« Mémoire du chaudron » : Le plan de conquête du pouvoir par Yayi dévoilé

Moïse DOSSOUMOU 20 avril 2018

Tout a commencé courant février 2018 par des échanges anodins sur un forum Whatsapp. Piqué au vif, Tiburce Adagbé, ancien journaliste, répondait à un post émanant de l’un des innombrables acteurs politiques qui se réclament à cor et à cri comme des artisans de la victoire de Boni Yayi à la présidentielle de mars 2006. La force et la sincérité de la réplique ont plu. Le style employé à l’occasion, celui du récit, a contraint le journaliste à ne pas s’arrêter en si bon chemin. Poussé par l’envie irrépressible de raconter un pan de la fabuleuse expérience qui fut la sienne aux côtés du candidat, puis du chef de l’Etat, Tiburce Adagbé n’a plus lâché sa plume. Ce jour, l’aventure reprend de plus bel après une courte pause.
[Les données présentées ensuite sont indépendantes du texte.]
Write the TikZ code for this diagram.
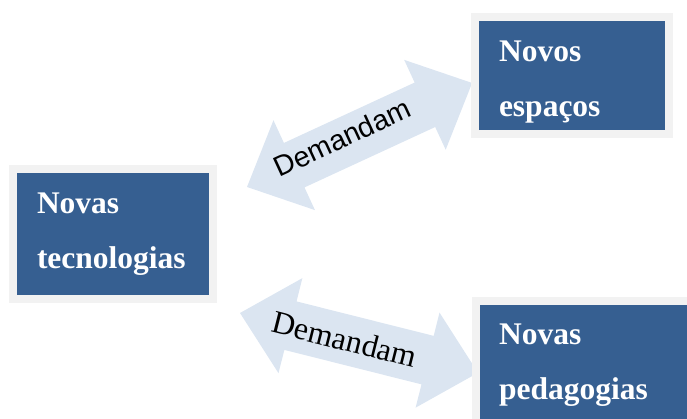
\documentclass[tikz,border=0pt]{standalone}
\usepackage{fontspec}
\setmainfont{Liberation Serif}
\newfontfamily\arialfont{Liberation Sans}
\usetikzlibrary{positioning}
\definecolor{boxblue}{HTML}{365F91}
\definecolor{framegray}{HTML}{F2F2F2}
\definecolor{arrowblue}{HTML}{DBE5F1}
\tikzset{
    bluebox/.style={rectangle, fill=boxblue, draw=framegray, line width=8pt, text=white, align=left, font=\fontsize{31.5}{55}\selectfont\bfseries, inner sep=0pt},
    fatarrow/.style={fill=arrowblue},
    arrowtext/.style={inner sep=0pt, text=black},
}
\begin{document}
\begin{tikzpicture}[x=1pt,y=1pt]
  \useasboundingbox (0,0) rectangle (687,419);
  \clip (0,0) rectangle (687,419);

  % block arrows
  \begin{scope}[shift={(247,232)}, rotate=24.8]
    \fill[fatarrow] (0,0) -- (52,49.5) -- (52,24.5) -- (196,24.5) -- (196,49.5) -- (248,0)
      -- (196,-49.5) -- (196,-24.5) -- (52,-24.5) -- (52,-49.5) -- cycle;
    \node[arrowtext, rotate=24.8, font=\arialfont\fontsize{28.5}{30}\selectfont] (upper label) at (107,5) {Demandam};
  \end{scope}
  \begin{scope}[shift={(240,106)}, rotate=-14.1]
    \fill[fatarrow] (0,0) -- (52,49) -- (52,25) -- (193.4,25) -- (193.4,49) -- (245.4,0)
      -- (193.4,-49) -- (193.4,-25) -- (52,-25) -- (52,-49) -- cycle;
    \node[arrowtext, rotate=-14.1, font=\fontsize{32}{34}\selectfont] (lower label) at (108,0) {Demandam};
  \end{scope}

  % boxes
  \node[bluebox, minimum width=200, minimum height=130, text width=152] (tecnologias) at (113,185) {Novas\\tecnologias};
  \node[bluebox, minimum width=194, minimum height=117, text width=146] (espacos) at (572,343.5) {\rule{0pt}{33pt}Novos\\espaços};
  \node[bluebox, minimum width=234, minimum height=129, text width=188] (pedagogias) at (593,53.5) {Novas\\pedagogias};
\end{tikzpicture}
\end{document}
Les Béninois découvriront via les réseaux sociaux, qui restent le canal choisi par l’acteur pour diffuser ses écrits en priorité, les épisodes 60 et suivant. Tout ou presque tout est raconté, sauf évidemment « ce qu’on omet de dire volontairement par pudeur » ou « ce qu’on ne réussit pas à dire ». Dans tous les cas, ce sont des faits vécus, des anecdotes croustillantes qui sont racontées jour après jour. Avec un plaisir toujours renouvelé, l’opinion est mise au parfum des intrigues politiciennes, des coups bas, des alliances politiques, des trahisons, des désistements, des ralliements, des jeux de couloir qui ont essaimé le parcours du candidat d’alors Boni Yayi. Les coups du destin, les moments de découragement et d’euphorie ne sont pas du reste dans ces textes presqu’inédits. Non sans surprise, les férus de ce récit chronologiquement bien structurés, savent à présent de quoi retourne la nomination de parfaits inconnus parachutés du jour au lendemain sur la scène politique. La partition jouée par les milieux évangéliques et les autres cercles religieux, les groupes ethniques et géographiques, les regroupements professionnels, l’impitoyable guerre de la communication dans les médias dans la quête et la gestion du pouvoir par Boni Yayi sont révélées au grand jour.
Dès le départ, les lecteurs ont été emballés par la narration. Ils le demeurent encore aujourd’hui après avoir pris du plaisir à savourer 60 épisodes. L’intérêt du public pour cette histoire racontée par bribes s’explique par le vide constaté en la matière. En effet, les hommes politiques béninois, notamment les plus illustres d’entre eux, ont de l’aversion pour la rédaction de leurs mémoires. Seule une poignée fait la différence. Les anciens chefs d’Etat Emile Derlin Zinsou et Basile Adjou Moumouni, Bruno Amoussou, Adrien Houngbédji et Albert Tévoèdjrè qui occupent encore le terrain politique ont le mérite d’avoir laissé des traces écrits qui renseignent sur leur parcours. Pour le reste qui constitue l’immense majorité, c’est un gros trou noir. Même après sa mort, Mathieu Kérékou qui a dirigé le Bénin pendant près de trois décennies, demeure un mystère pour ses compatriotes. La relation à l’actif de Tiburce Adagbé a le mérite d’assouvir la soif de nombre de Béninois qui ont un aperçu sur le côté non officiel des réalités politiques.
Le milieu du pouvoir fait de courtisanerie, de fourberie, de coups bas, de coups tordus, de coups visibles et invisibles représentent le « chaudron » vécu par l’auteur qu’il s’évertue à narrer en revisitant sa mémoire.